By Jason Hopkins
Iran’s navy confirmed Monday that an Iranian warship was accidentally hit by a missile during a training exercise, killing 19 sailors and wounding another 15.
The friendly-fire accident occurred during a training session in the Gulf of Oman, according to Reuters. The incident happened in a critical waterway that joins the Strait of Hormuz, where roughly one-fifth of the globe’s oil crosses and the Iranian military frequently organizes military exercises.
“The incident took place in the perimeter of Iran’s southern Bandar-e Jask port on the Gulf of Oman during Iranian Navy drills on Sunday afternoon, in which 19 sailors were killed and 15 others were injured,” Iranian state media said, quoting the navy.
State broadcaster IRIB stated that Jamaran, an Iranian warship, shot at a training target discharged by the Konarak, a support ship.
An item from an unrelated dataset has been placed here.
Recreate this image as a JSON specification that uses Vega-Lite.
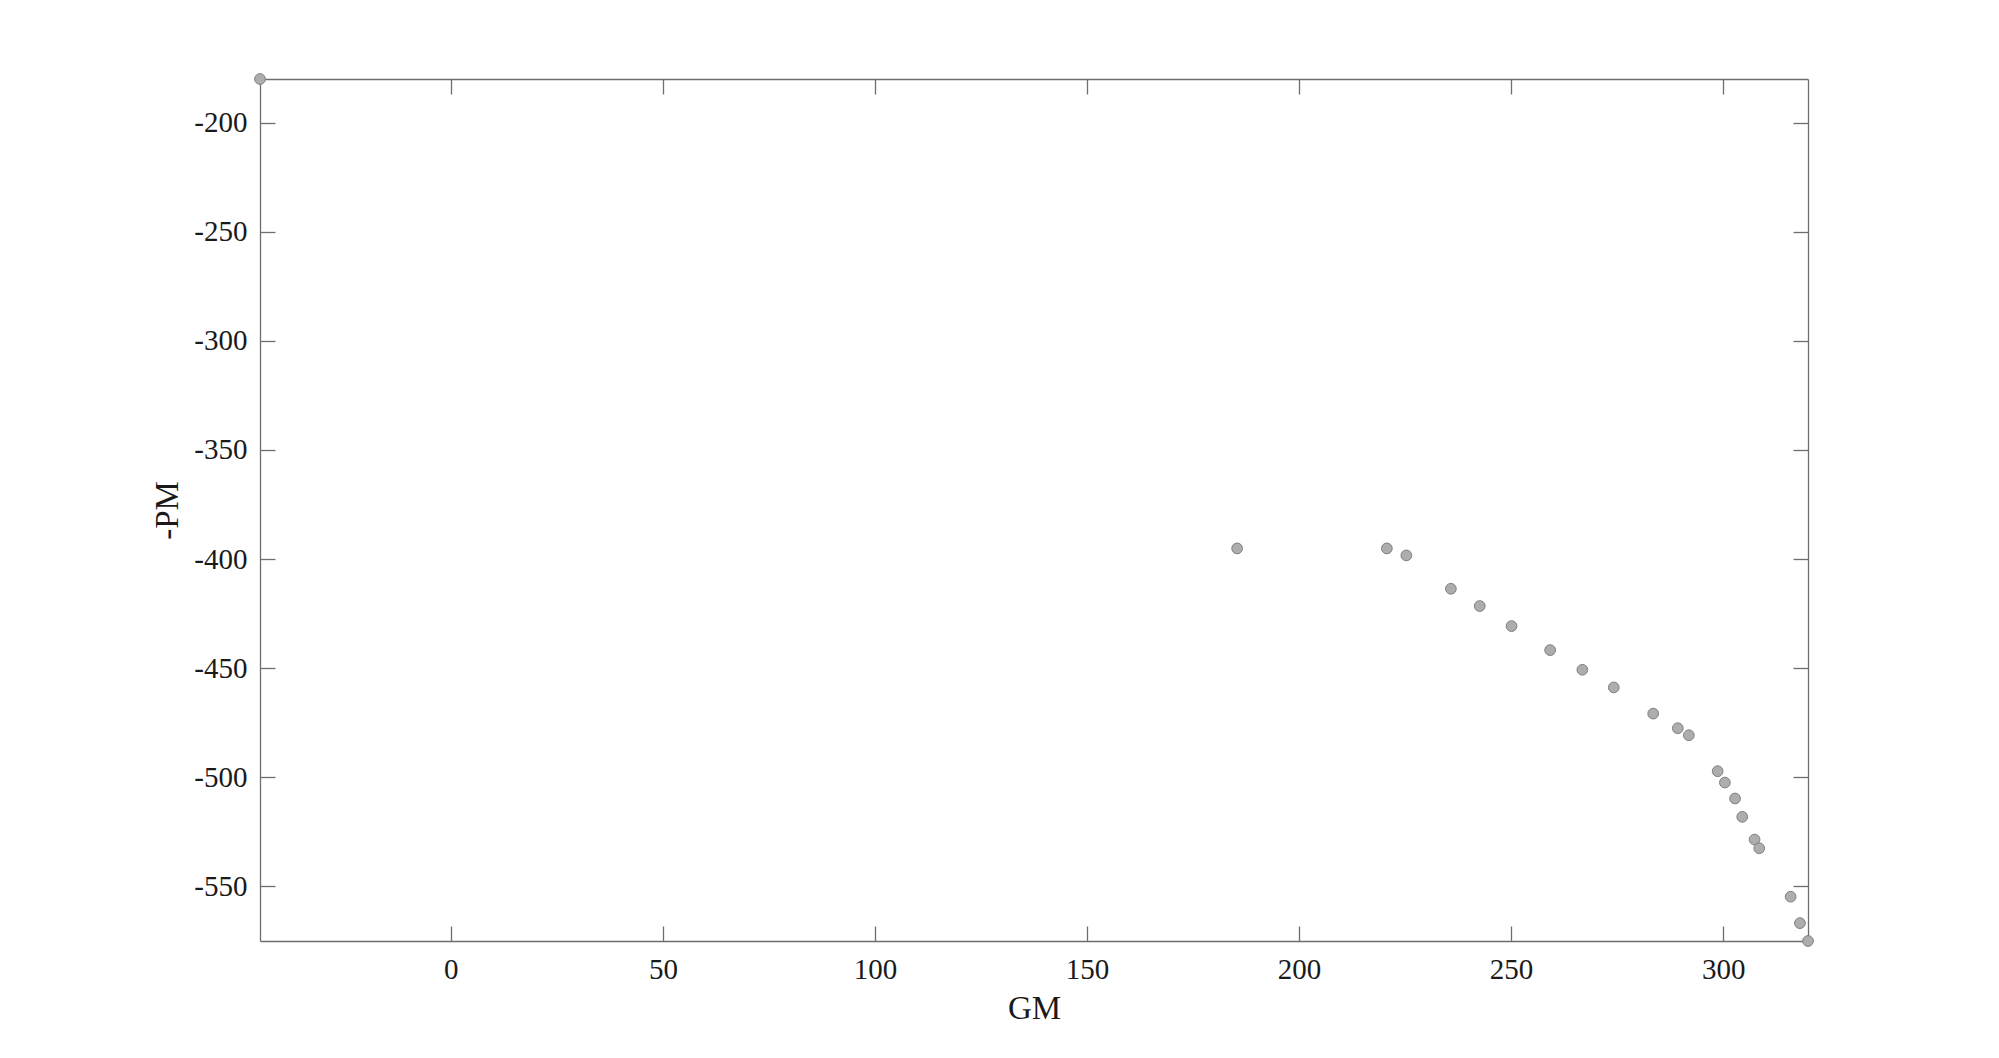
{
  "$schema": "https://vega.github.io/schema/vega-lite/v6.json",
  "autosize": "none",
  "padding": {"left": 260, "top": 79, "right": 191, "bottom": 117},
  "width": 1548,
  "height": 862,
  "background": "white",
  "config": {
    "view": {"stroke": null},
    "axis": {
      "labelFont": "Liberation Serif",
      "titleFont": "Liberation Serif",
      "labelFontSize": 29,
      "titleFontSize": 33,
      "titleFontWeight": "normal",
      "labelColor": "#1a1a1a",
      "titleColor": "#1a1a1a",
      "domainColor": "#6e6e6e",
      "tickColor": "#6e6e6e",
      "domainWidth": 1.3,
      "tickWidth": 1.3,
      "grid": false
    }
  },
  "data": {
    "values": [
      {"GM": -45, "PM": -180},
      {"GM": 185.4, "PM": -395.1},
      {"GM": 220.7, "PM": -395.1},
      {"GM": 225.3, "PM": -398.3},
      {"GM": 235.8, "PM": -413.6},
      {"GM": 242.6, "PM": -421.5},
      {"GM": 250.1, "PM": -430.7},
      {"GM": 259.2, "PM": -441.7},
      {"GM": 266.8, "PM": -450.7},
      {"GM": 274.2, "PM": -458.8},
      {"GM": 283.5, "PM": -470.8},
      {"GM": 289.3, "PM": -477.5},
      {"GM": 291.9, "PM": -480.7},
      {"GM": 298.7, "PM": -497.2},
      {"GM": 300.4, "PM": -502.4},
      {"GM": 302.8, "PM": -509.7},
      {"GM": 304.5, "PM": -518.1},
      {"GM": 307.4, "PM": -528.5},
      {"GM": 308.5, "PM": -532.5},
      {"GM": 315.9, "PM": -554.7},
      {"GM": 318.1, "PM": -566.8},
      {"GM": 320, "PM": -575}
    ]
  },
  "layer": [
    {
      "mark": {"type": "point", "opacity": 0},
      "encoding": {
        "x": {
          "field": "GM", "type": "quantitative",
          "axis": {"orient": "top", "title": null, "labels": false, "values": [0, 50, 100, 150, 200, 250, 300], "tickSize": -15}
        },
        "y": {
          "field": "PM", "type": "quantitative",
          "axis": {"orient": "right", "title": null, "labels": false, "values": [-550, -500, -450, -400, -350, -300, -250, -200], "tickSize": -15}
        }
      }
    },
    {
      "mark": {"type": "point", "filled": true, "fill": "#adadad", "stroke": "#7f7f7f", "strokeWidth": 1, "size": 115, "opacity": 1, "clip": false},
      "encoding": {
        "x": {
          "field": "GM", "type": "quantitative",
          "scale": {"domain": [-45, 320], "nice": false, "zero": false},
          "axis": {"orient": "bottom", "title": "GM", "values": [0, 50, 100, 150, 200, 250, 300], "tickSize": -15, "labelPadding": 29, "titlePadding": 8, "labelExpr": "'' + datum.value"}
        },
        "y": {
          "field": "PM", "type": "quantitative",
          "scale": {"domain": [-575, -180], "nice": false, "zero": false},
          "axis": {"orient": "left", "title": "-PM", "values": [-550, -500, -450, -400, -350, -300, -250, -200], "tickSize": -15, "labelPadding": 28, "titlePadding": 9, "labelExpr": "'' + datum.value"}
        }
      }
    }
  ],
  "resolve": {"axis": {"x": "independent", "y": "independent"}}
}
However, the Konarak remained too close in proximity to the target and was subsequently struck by the missile.
The Iranian navy stated that an investigation is underway to determine the exact cause of the deadly accident, according to Reuters. An unidentified military official has denied some reports within the country that the support ship sank because of the missile strike.
The Konarak, a Dutch-made support vessel, was bought by the Iranian government before the country’s 1979 Islamic revolution, and was modernized in 2018, armed with four cruise missiles.
The friendly fire incident comes after United States-Iran relations became particularly tense earlier this year.
In response to an attack at a U.S. embassy in Baghdad, Pres. Donald Trump in January authorized an airstrike on Gen. Qasem Soleimani, the leader of Iran’s elite Quds Force, who was near a Baghdad airport.
“At the direction of the President, the U.S. military has taken decisive defensive action to protect U.S. personnel abroad by killing Qasem Soleimani, the head of the Iranian Revolutionary Guard Corps-Quds Force, a U.S.-designated Foreign Terrorist Organization,” the Pentagon stated following the airstrike.
Soleimani was orchestrating “imminent attacks” against the U.S. that could’ve possibly killed hundreds of U.S. citizens, had he not been killed, a senior U.S. official later claimed.